At this point, the debate ceased to be about physics and became about epistemology masquerading as ontology.
No shared enthymeme remained. Einstein was asking, “What exists?”
Bohr was answering, “What can be said?”
Those are not competing answers to the same question. They are answers to different questions entirely.
3. What Veritasium (and Others) Are Actually Conflating
When modern discussions—especially popular ones—talk about “faster-than-light effects” or “instantaneous quantum influence,” three distinct ideas are often conflated:
- Signal propagation (how fast a disturbance travels)
- Correlation (how outcomes are related)
- Pre-structured constraints (what was already fixed before measurement)
What looks “instantaneous” is very often not a transmission at all. It is the revealing of a constraint that already exists in the system.
Calling this “faster than light” is a category error.
4. The AMS Perspective: Rebuilding the Missing Ontology
The Aetheric Magnetic Substrate (AMS) framework restores what the EPR debate lacked: an explicit ontology.
In AMS terms:
- The vacuum is not empty. It is a continuous, tension-bearing substrate.
- Light is a propagating torsional disturbance in that substrate.
- Matter consists of stable topological knots (vortons) formed within it.
- Correlations arise because interacting systems are embedded in a shared substrate geometry.
Nothing “jumps” across space. Nothing transmits information instantaneously. What happens instead is that local reconfiguration reveals global constraint.
This is not nonlocal magic. It is structured locality.
5. Why Light Speed Still Matters (and Why It’s Often Misused)

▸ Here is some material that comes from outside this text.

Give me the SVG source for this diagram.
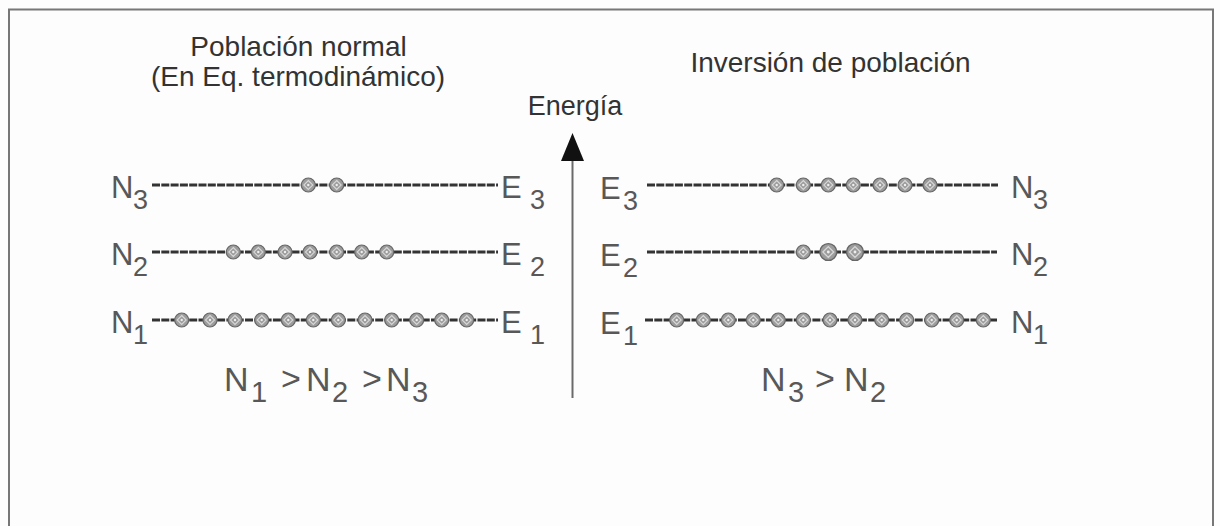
<svg xmlns="http://www.w3.org/2000/svg" width="1220" height="526" viewBox="0 0 1220 526">
<style>
.title{font-family:"Liberation Sans",Arial,sans-serif;font-size:28px;fill:#333;}
.lbl{font-family:"Liberation Sans",Arial,sans-serif;font-size:31px;fill:#585858;}
.sub{font-family:"Liberation Sans",Arial,sans-serif;font-size:27px;fill:#585858;}
.cmp{font-family:"Liberation Sans",Arial,sans-serif;font-size:34px;fill:#585858;}
.csub{font-family:"Liberation Sans",Arial,sans-serif;font-size:29px;fill:#585858;}
.level{stroke:#333;stroke-width:3.2;stroke-dasharray:8 1.3;fill:none;}
</style>
<defs>
<g id="p">
<circle r="7" fill="#9c9c9c" stroke="#666" stroke-width="1.2"/>
<path d="M0,-4.5 L4.5,0 L0,4.5 L-4.5,0Z" fill="none" stroke="#d8d8d8" stroke-width="1.1"/>
<circle r="1.2" fill="#eee"/>
</g>
</defs>
<rect x="0" y="0" width="1220" height="526" fill="#fdfdfd"/>
<rect x="9" y="9.5" width="1204" height="540" fill="none" stroke="#777" stroke-width="2"/>

<g id="titles">
<text class="title" x="298.5" y="56" text-anchor="middle">Población normal</text>
<text class="title" x="298" y="86" text-anchor="middle">(En Eq. termodinámico)</text>
<text class="title" x="830.5" y="72" text-anchor="middle">Inversión de población</text>
</g>

<g id="energy-axis">
<text class="title" x="575" y="115" text-anchor="middle" style="font-size:27px">Energía</text>
</g>

<g id="connectors">
<line x1="572.5" y1="158" x2="572.5" y2="398" stroke="#6a6a6a" stroke-width="2"/>
<polygon points="572.5,133 561,161 584,161" fill="#111"/>
</g>

<g id="left-N3">
<text class="lbl" x="111" y="198">N</text><text class="sub" x="133" y="209">3</text>
<line class="level" x1="152" y1="185" x2="498" y2="185"/>
<use href="#p" x="308.3" y="185"/><use href="#p" x="336.7" y="185"/>
<text class="lbl" x="501" y="198">E</text><text class="sub" x="530" y="209">3</text>
</g>
<g id="left-N2">
<text class="lbl" x="111" y="265">N</text><text class="sub" x="133" y="276">2</text>
<line class="level" x1="152" y1="252" x2="498" y2="252"/>
<use href="#p" x="233.3" y="252"/><use href="#p" x="258.3" y="252"/><use href="#p" x="285" y="252"/><use href="#p" x="310" y="252"/><use href="#p" x="336.7" y="252"/><use href="#p" x="361.7" y="252"/><use href="#p" x="386.7" y="252"/>
<text class="lbl" x="501" y="265">E</text><text class="sub" x="530" y="276">2</text>
</g>
<g id="left-N1">
<text class="lbl" x="111" y="333">N</text><text class="sub" x="133" y="344">1</text>
<line class="level" x1="152" y1="320" x2="498" y2="320"/>
<use href="#p" x="181.7" y="320"/><use href="#p" x="210" y="320"/><use href="#p" x="235" y="320"/><use href="#p" x="261.7" y="320"/><use href="#p" x="288.3" y="320"/><use href="#p" x="313.3" y="320"/><use href="#p" x="338.3" y="320"/><use href="#p" x="365" y="320"/><use href="#p" x="391.7" y="320"/><use href="#p" x="416.7" y="320"/><use href="#p" x="441.7" y="320"/><use href="#p" x="466.7" y="320"/>
<text class="lbl" x="501" y="333">E</text><text class="sub" x="530" y="344">1</text>
</g>
<g id="left-relation">
<text class="cmp" x="224" y="391">N</text><text class="csub" x="251" y="402">1</text>
<text class="cmp" x="281" y="390">&gt;</text>
<text class="cmp" x="306" y="391">N</text><text class="csub" x="332" y="402">2</text>
<text class="cmp" x="362" y="390">&gt;</text>
<text class="cmp" x="386" y="391">N</text><text class="csub" x="412" y="402">3</text>
</g>

<g id="right-E3">
<text class="lbl" x="600" y="199">E</text><text class="sub" x="623" y="210">3</text>
<line class="level" x1="647" y1="185" x2="998" y2="185"/>
<use href="#p" x="776.7" y="185"/><use href="#p" x="803.3" y="185"/><use href="#p" x="828.3" y="185"/><use href="#p" x="853.3" y="185"/><use href="#p" x="880" y="185"/><use href="#p" x="905" y="185"/><use href="#p" x="930" y="185"/>
<text class="lbl" x="1011" y="198">N</text><text class="sub" x="1033" y="209">3</text>
</g>
<g id="right-E2">
<text class="lbl" x="600" y="266">E</text><text class="sub" x="623" y="277">2</text>
<line class="level" x1="647" y1="252" x2="997" y2="252"/>
<use href="#p" x="803.3" y="252"/><use href="#p" x="828.3" y="252" transform="translate(828.3 252) scale(1.2) translate(-828.3 -252)"/><use href="#p" x="855" y="252" transform="translate(855 252) scale(1.2) translate(-855 -252)"/>
<text class="lbl" x="1011" y="265">N</text><text class="sub" x="1033" y="276">2</text>
</g>
<g id="right-E1">
<text class="lbl" x="600" y="334">E</text><text class="sub" x="623" y="345">1</text>
<line class="level" x1="645" y1="320" x2="997" y2="320"/>
<use href="#p" x="676.7" y="320"/><use href="#p" x="703.3" y="320"/><use href="#p" x="728.3" y="320"/><use href="#p" x="753.3" y="320"/><use href="#p" x="778.3" y="320"/><use href="#p" x="803.3" y="320"/><use href="#p" x="830" y="320"/><use href="#p" x="855" y="320"/><use href="#p" x="881.7" y="320"/><use href="#p" x="906.7" y="320"/><use href="#p" x="931.7" y="320"/><use href="#p" x="956.7" y="320"/><use href="#p" x="983.3" y="320"/>
<text class="lbl" x="1011" y="333">N</text><text class="sub" x="1033" y="344">1</text>
</g>
<g id="right-relation">
<text class="cmp" x="761" y="391">N</text><text class="csub" x="788" y="402">3</text>
<text class="cmp" x="815" y="390">&gt;</text>
<text class="cmp" x="844" y="391">N</text><text class="csub" x="870" y="402">2</text>
</g>
</svg>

In AMS terms, the speed of light is not “the fastest thing that exists.” It is the maximum propagation speed of torsional reconfiguration in the substrate.

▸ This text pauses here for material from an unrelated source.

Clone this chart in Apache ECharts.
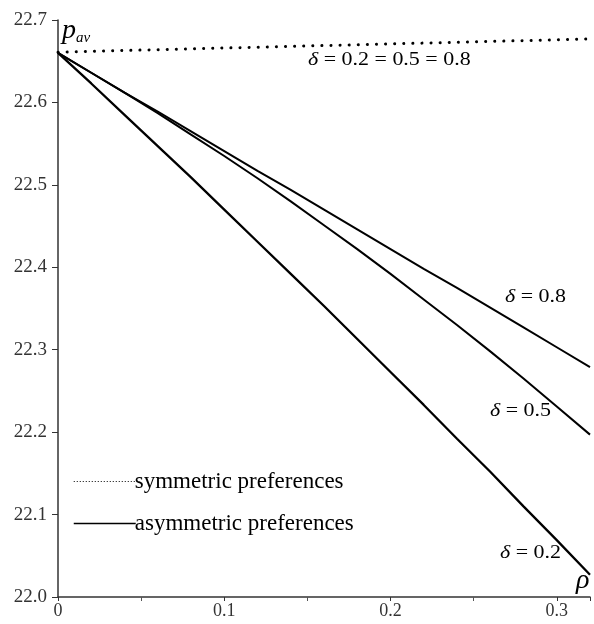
<!DOCTYPE html>
<html><head><meta charset="utf-8">
<script src="https://cdn.jsdelivr.net/npm/echarts@6/dist/echarts.min.js"></script>
<style>html,body{margin:0;padding:0;background:#fff}#c{width:594px;height:624px}</style>
</head><body><div id="c"></div>
<script>
const rho = [0, 0.02, 0.04, 0.06, 0.08, 0.10, 0.12, 0.14, 0.16, 0.18, 0.20, 0.22, 0.24, 0.26, 0.28, 0.30, 0.32];
const symmetric = [22.661, 22.662, 22.663, 22.664, 22.665, 22.666, 22.667, 22.668, 22.669, 22.670, 22.671, 22.672, 22.673, 22.674, 22.675, 22.676, 22.677];
const delta08 = [22.660, 22.636, 22.612, 22.589, 22.565, 22.541, 22.517, 22.494, 22.470, 22.446, 22.422, 22.398, 22.375, 22.351, 22.327, 22.303, 22.279];
const delta05 = [22.660, 22.636, 22.612, 22.587, 22.561, 22.535, 22.508, 22.480, 22.451, 22.422, 22.392, 22.361, 22.330, 22.298, 22.265, 22.231, 22.197];
const delta02 = [22.660, 22.623, 22.585, 22.547, 22.509, 22.470, 22.431, 22.392, 22.353, 22.313, 22.273, 22.233, 22.192, 22.152, 22.110, 22.069, 22.027];
const yTicks = [22.0, 22.1, 22.2, 22.3, 22.4, 22.5, 22.6, 22.7];
const xTicks = [0, 0.1, 0.2, 0.3];
const legendNames = ['symmetric preferences', 'asymmetric preferences'];
const curveLabels = ['δ = 0.2 = 0.5 = 0.8', 'δ = 0.8', 'δ = 0.5', 'δ = 0.2'];

const pair = arr => rho.map((r, i) => [r, arr[i]]);
const serif = '"Liberation Serif", "DejaVu Serif", serif';
const hidden = {color: '#000', opacity: 0};
const solid = {color: '#000', width: 2, type: 'solid'};

function deltaLabel(txt, left, top) {
  return {type: 'text', left: left, top: top, scaleX: 1.22,
    style: {text: txt.replace('δ', '{d|δ}'), fontFamily: serif, fontSize: 18, fill: '#000',
      rich: {d: {fontFamily: serif, fontStyle: 'italic', fontSize: 18, fill: '#000'}}}};
}

const chart = echarts.init(document.getElementById('c'));
chart.setOption({
  animation: false,
  backgroundColor: '#fff',
  grid: {left: 58, right: 4, top: 20, bottom: 27, containLabel: false},
  legend: {
    data: [
      {name: legendNames[0], lineStyle: {width: 1, type: [1, 2], cap: 'butt'}},
      {name: legendNames[1], lineStyle: {width: 1.5}}
    ],
    orient: 'vertical', left: 68, top: 465, itemGap: 19,
    itemWidth: 62, itemHeight: 21, selectedMode: false,
    textStyle: {fontFamily: serif, fontSize: 23, color: '#000', padding: [0, 0, 0, -6]}
  },
  xAxis: {
    type: 'value', min: 0, max: 0.32, interval: 0.1,
    axisLine: {lineStyle: {color: '#333', width: 1.5}},
    axisTick: {show: true, length: 4, lineStyle: {color: '#333'}},
    minorTick: {show: true, splitNumber: 2, length: 4, lineStyle: {color: '#555'}},
    splitLine: {show: false},
    axisLabel: {fontFamily: serif, fontSize: 18, color: '#333', margin: 5,
      formatter: v => { const t = xTicks.find(k => Math.abs(k - v) < 1e-6); return t === undefined ? '' : (t === 0 ? '0' : t.toFixed(1)); }}
  },
  yAxis: {
    type: 'value', min: 22.0, max: 22.7, interval: 0.1,
    axisLine: {show: true, lineStyle: {color: '#333', width: 1.5}},
    axisTick: {show: true, length: 6, lineStyle: {color: '#333'}},
    splitLine: {show: false},
    axisLabel: {fontFamily: serif, fontSize: 19, color: '#333', margin: 11,
      formatter: v => { const t = yTicks.find(k => Math.abs(k - v) < 1e-6); return t === undefined ? '' : t.toFixed(1); }}
  },
  series: [
    {name: legendNames[0], type: 'line', data: pair(symmetric), showSymbol: false, symbol: 'none',
      lineStyle: {color: '#000', width: 3, type: [0.1, 9], cap: 'round'}, itemStyle: hidden},
    {name: legendNames[1], type: 'line', data: pair(delta08), showSymbol: false, symbol: 'none',
      lineStyle: solid, itemStyle: hidden},
    {name: legendNames[1], type: 'line', data: pair(delta05), showSymbol: false, symbol: 'none',
      lineStyle: solid, itemStyle: hidden},
    {name: legendNames[1], type: 'line', data: pair(delta02), showSymbol: false, symbol: 'none',
      lineStyle: {color: '#000', width: 2.3}, itemStyle: hidden}
  ],
  graphic: [
    {type: 'text', left: 62, top: 17, style: {text: '{p|p}{s|av}', rich: {
      p: {fontFamily: serif, fontStyle: 'italic', fontSize: 28, fill: '#000'},
      s: {fontFamily: serif, fontStyle: 'italic', fontSize: 15, fill: '#000', padding: [14, 0, 0, 0]}}}},
    {type: 'text', left: 576, top: 567, style: {text: 'ρ', fontFamily: serif, fontStyle: 'italic', fontSize: 28, fill: '#000'}},
    deltaLabel(curveLabels[0], 308, 51),
    deltaLabel(curveLabels[1], 505, 288),
    deltaLabel(curveLabels[2], 490, 402),
    deltaLabel(curveLabels[3], 500, 544)
  ]
});
</script></body></html>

That matters—but it does not limit:
- Constraint consistency
- Global coherence
- Pre-established geometric relations
Light speed governs how fast changes propagate, not what relationships already exist.
When experiments appear to violate relativistic intuition, what they are often revealing is that ontology was never properly specified in the first place.
6. Vacuum, Matter Creation, and the Myth of “Nothing”
Much confusion arises from treating the vacuum as “nothing.”
In AMS terms, a vacuum is simply a region where vortons have not condensed into stable matter clusters. The substrate is fully present. Under sufficient torsional stress, matter can emerge from such regions—without violating conservation, causality, or coherence.
This reframes questions about particle creation, virtual particles, and quantum fluctuations in a physically intelligible way.
7. Why the EPR Debate Still Matters
The EPR paradox was never resolved. It was bypassed.
Physics chose predictive power over ontological clarity. That choice delivered enormous practical success—but at the cost of conceptual coherence. We now have theories that work astonishingly well while quietly denying the need to explain what exists.
AMS is not offered here as “the final answer.” It is offered as a reminder:
Physics without ontology eventually becomes metaphysics with equations.
Einstein saw that danger clearly. Bohr sidestepped it. We are still living with the consequences.
8. Closing Thought
Whether AMS is ultimately right or wrong is secondary. What matters is restoring the discipline of explicit ontology—saying what we think exists, how it behaves, and why our equations describe it.
Until we do that, debates about faster-than-light effects, quantum weirdness, and paradoxes will continue to generate heat rather than understanding.
And that, more than anything, is what the EPR paper was warning us about.